Nicrophorus nigrita carrying Poecilochirus sp.

This sexton beetle, without the typical Halloween markings, was by far my favorite find. I love its bright orange antennal clubs. And, it brought hitchhiking friends to the blacklight party. I played around with the camera flash and a handheld flashlight. I'm pleased with the lighting results. The mites weren't too keen being in the spotlight and would crawl underneath the beetle if lit for too long. Despite the tall tale or two I told while camping, these mites do not feed on the beetle. Finding information online proved to be challenging. The Hilton Pond Center has a nice article on phoretic mites and carrion beetles in general.

ps - Graeme, I'm waiting for a good carrion/carry-on pun.
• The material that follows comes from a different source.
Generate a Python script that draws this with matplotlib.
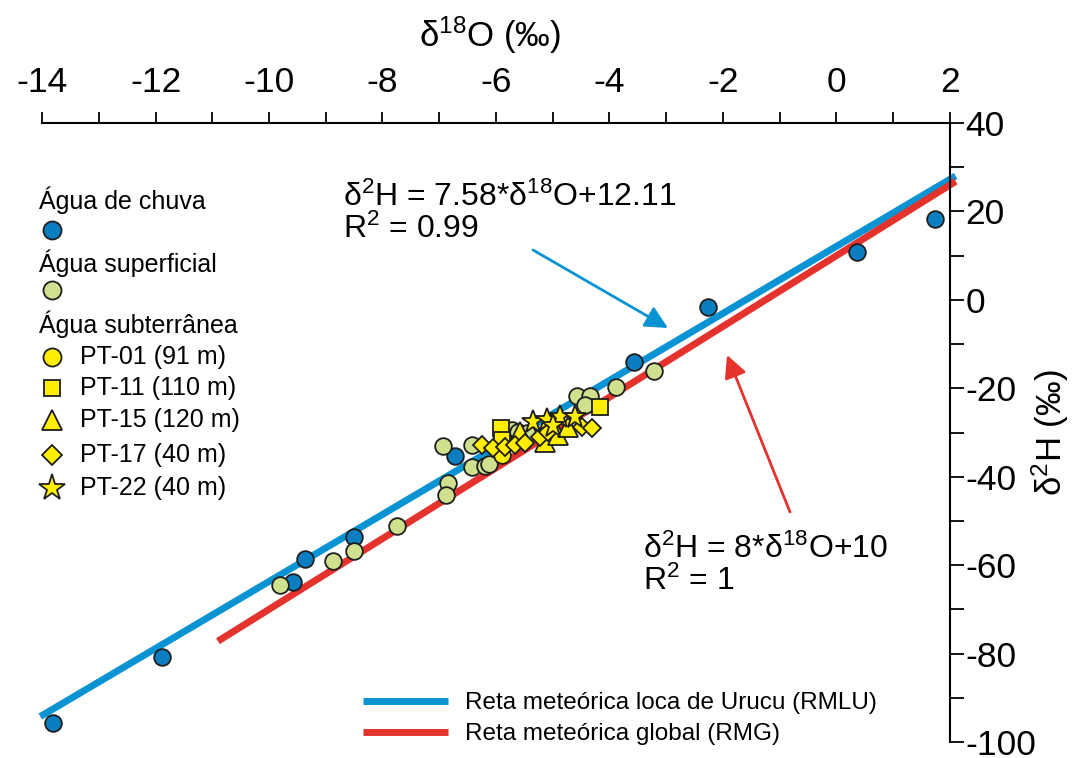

Imperfect and Tense said...

That newly-found macro function is being put to excellent use, Katie.

I must admit to being a little surprised that the post subtitle wasn't Carrion Camping, or are you suggesting (correctly) that I'm a bit of a wayward son?

Katie (Nature ID) said...

Ya, I couldn't believe the mites came out so clearly and with only blacklight and a small flashlight. Hmm, can I start ranking your puns from 1-10, with 10 being fantastic? As Andy knows, I'm a tough scorer.
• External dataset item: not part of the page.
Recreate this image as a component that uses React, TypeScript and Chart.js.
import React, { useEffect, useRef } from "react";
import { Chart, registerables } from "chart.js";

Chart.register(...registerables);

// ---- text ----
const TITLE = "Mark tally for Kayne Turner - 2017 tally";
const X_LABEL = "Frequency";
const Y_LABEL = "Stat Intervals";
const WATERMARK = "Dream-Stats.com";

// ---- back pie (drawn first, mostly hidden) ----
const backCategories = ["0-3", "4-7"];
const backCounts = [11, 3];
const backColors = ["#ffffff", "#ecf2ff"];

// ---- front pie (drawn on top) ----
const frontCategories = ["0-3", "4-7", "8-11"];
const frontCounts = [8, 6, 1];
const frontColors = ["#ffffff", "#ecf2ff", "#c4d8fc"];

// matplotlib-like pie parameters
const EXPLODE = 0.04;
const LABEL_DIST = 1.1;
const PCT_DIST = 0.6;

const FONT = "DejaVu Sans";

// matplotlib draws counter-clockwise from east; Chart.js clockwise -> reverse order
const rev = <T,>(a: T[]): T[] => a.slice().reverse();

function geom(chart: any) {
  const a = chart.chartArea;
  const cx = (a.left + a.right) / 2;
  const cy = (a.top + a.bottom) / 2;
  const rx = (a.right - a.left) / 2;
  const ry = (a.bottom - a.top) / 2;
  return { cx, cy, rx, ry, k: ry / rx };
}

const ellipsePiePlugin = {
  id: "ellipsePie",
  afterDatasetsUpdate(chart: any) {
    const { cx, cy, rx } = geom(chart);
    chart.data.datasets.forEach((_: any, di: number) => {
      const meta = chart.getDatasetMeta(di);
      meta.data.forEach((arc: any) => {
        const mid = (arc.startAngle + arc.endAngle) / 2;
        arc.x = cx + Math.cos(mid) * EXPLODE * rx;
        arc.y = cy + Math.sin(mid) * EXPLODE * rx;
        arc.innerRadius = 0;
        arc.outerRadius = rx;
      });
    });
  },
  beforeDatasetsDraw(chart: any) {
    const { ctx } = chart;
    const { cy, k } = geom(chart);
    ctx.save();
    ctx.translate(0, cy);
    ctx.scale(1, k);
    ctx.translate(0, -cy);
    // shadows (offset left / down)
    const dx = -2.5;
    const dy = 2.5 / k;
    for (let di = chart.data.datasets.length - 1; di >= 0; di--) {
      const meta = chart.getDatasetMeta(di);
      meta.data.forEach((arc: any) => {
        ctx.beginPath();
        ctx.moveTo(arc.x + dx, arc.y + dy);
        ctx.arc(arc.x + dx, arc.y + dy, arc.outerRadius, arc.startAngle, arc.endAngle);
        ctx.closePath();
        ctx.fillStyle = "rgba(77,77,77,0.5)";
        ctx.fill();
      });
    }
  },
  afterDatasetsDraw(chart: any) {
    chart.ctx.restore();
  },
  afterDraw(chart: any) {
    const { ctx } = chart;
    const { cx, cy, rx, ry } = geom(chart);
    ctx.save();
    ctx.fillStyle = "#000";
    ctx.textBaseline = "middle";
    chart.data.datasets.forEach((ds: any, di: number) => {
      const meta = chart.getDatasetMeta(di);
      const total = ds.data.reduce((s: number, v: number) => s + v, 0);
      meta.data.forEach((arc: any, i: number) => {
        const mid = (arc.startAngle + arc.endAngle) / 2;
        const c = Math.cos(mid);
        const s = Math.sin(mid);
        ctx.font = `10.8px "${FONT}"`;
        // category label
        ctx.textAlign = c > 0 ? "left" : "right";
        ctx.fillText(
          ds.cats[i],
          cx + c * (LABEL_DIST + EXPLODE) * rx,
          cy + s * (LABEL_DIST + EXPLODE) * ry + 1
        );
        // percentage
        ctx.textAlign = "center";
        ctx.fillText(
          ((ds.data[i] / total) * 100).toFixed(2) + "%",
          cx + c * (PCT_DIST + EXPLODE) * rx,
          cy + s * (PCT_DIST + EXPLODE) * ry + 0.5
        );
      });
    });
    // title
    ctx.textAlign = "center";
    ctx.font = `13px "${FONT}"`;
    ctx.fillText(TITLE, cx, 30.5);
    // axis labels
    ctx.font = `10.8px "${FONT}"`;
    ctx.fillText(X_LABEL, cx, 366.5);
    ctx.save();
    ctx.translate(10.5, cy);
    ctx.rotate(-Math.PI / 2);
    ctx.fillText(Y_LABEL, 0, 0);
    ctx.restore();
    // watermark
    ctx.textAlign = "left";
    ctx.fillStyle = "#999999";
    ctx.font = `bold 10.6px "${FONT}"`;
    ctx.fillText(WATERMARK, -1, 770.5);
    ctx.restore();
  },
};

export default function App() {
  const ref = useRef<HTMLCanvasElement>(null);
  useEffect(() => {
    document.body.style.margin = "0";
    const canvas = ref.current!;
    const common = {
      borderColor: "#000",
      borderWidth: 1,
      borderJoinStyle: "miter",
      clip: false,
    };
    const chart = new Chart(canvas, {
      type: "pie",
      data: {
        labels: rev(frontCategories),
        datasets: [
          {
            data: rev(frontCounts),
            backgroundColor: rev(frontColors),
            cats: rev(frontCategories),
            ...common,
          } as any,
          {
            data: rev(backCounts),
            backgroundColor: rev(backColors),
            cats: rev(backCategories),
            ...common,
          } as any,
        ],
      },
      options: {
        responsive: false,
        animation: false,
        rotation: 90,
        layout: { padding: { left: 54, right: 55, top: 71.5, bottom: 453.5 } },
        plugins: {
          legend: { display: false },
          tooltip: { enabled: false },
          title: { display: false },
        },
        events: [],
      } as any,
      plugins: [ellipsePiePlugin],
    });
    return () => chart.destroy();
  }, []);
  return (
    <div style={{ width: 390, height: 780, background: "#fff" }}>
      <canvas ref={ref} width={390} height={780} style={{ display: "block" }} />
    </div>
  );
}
Imperfect and Tense said...

A tougher scorer than Our Lass? My cup punneth over.

Those orange tips to the antennae are intriguing. Would they attract a predator that was big enough to tackle the mites, but small enough to not trouble the beetle?

Katie (Nature ID) said...

Ha, I could hear the sarcasm.

Hmm, I don't think so about attracting mite predators, although supposedly the antennae are excellent at finding carcases. The mites parasitize fly larvae. Read the very brief Wikipedia article:

Imperfect and Tense said...

I'll see your "Hmm" and raise you a puzzled frown.

I'm sure the antennae are absolutely brilliant at finding carcasses, but they wouldn't necessarily need to be orange for that.

There must be some advantage to be gained, however small, as Nature hates waste.

The obvious option is courtship, where a strong colour would demonstrate a vigorous and healthy individual capable of passing on their genes. But I was struck by the size match between the clubbed ends of the antennae and the mites. Probably just coincidence then.

Katie (Nature ID) said...

Oh, I don't know, Graeme. I've long held the belief (may be wrong) that many times genes for color also tag along with genes for functional uses. We just don't know enough about various insect senses, yet.

I did a quick search for hypothesized color uses. There's only 2 that come up: mating attraction and predator warning.

As purely my speculation, it could be the antennae attract the mites (not mite predators) to climb onto the beetle. The mites parasitize competitors of the beetle. Win, win.